Она принялась рыться в постельном белье. Вынула из конверта одеяло, отбросила пододеяльник в сторону. Льюис лежал на простыне в темно-синей шелковой пижаме, которую она купила ему пару недель назад. Он начал тогда мерзнуть – это он-то, никогда прежде не жаловавшийся на холод в постели. Что ж, она сходила в магазин, купила самую дорогую пижаму, какая там только была. Шелковую, потому что шелк одновременно и легкий, и теплый и потому что все другие пижамы, которые были в наличии, – то с этими их полосками, то с легкомысленными или скабрезными надписями – ассоциировались в ее сознании со стариками или с мужьями из комиксов, никчемными, затурканными неудачниками. Пижама была почти того же цвета, что и простыня, и он на ее фоне терялся. Кроме ступней, щиколоток, голеней. Ладоней, запястий, шеи, головы. Он лежал на боку, лицом не к ней, а в другую сторону. Все еще думая лишь о записке, она взялась за подушку, грубо вытащила ее из-под головы.
Нет. Нет.
Упав с подушки на матрас, голова произвела некий звук, оказавшийся тяжелее, чем Нина ожидала. И сам этот звук, и пустая ширь простыни словно говорили ей, что все ее поиски напрасны.
Таблетки вначале погрузили его в сон, а уж потом, крадучись, стали сбивать режимы организма, так что ни открытых глаз, ни искаженных черт не было. Рот у него был слегка приоткрыт, но сух. За последние пару месяцев он очень сильно изменился, и только теперь она в полной мере оценила насколько.
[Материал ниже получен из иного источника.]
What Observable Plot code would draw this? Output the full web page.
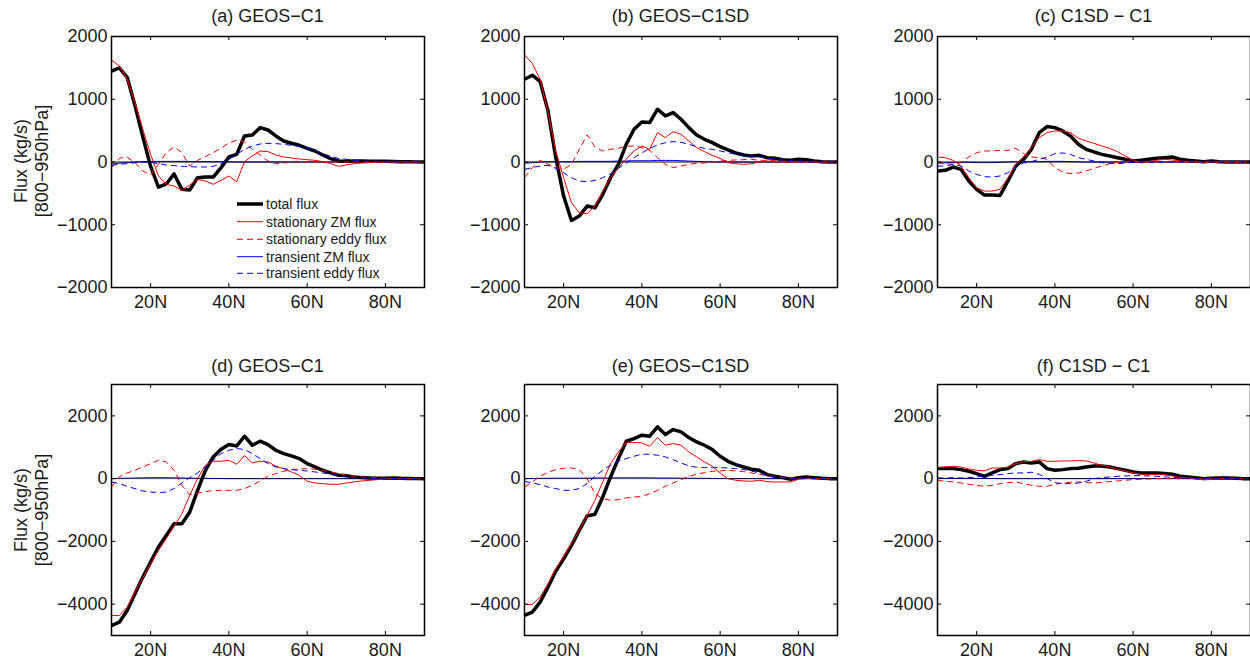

Когда его глаза бывали открыты или даже когда он спал, каким-то усилием он ухитрялся поддерживать иллюзию того, что причиненный ущерб поправим – что его лицо, несмотря на складки синеватой кожи и каменную неподатливость болезни, – это по-прежнему лицо энергичного, всегда потенциально активного шестидесятидвухлетнего мужчины. Живость и решительность его лицу и раньше придавала не столько форма костей черепа, сколько глаза, глубоко посаженные и яркие, нервный изгиб губ, подвижность и разнообразие мимики, переменчивость морщинок, мгновенно принимающих разнообразные выражения – насмешки и недоверия, иронического приятия и болезненного отвращения. Этот репертуар был особенно необходим в классе, но применялся не всегда только там.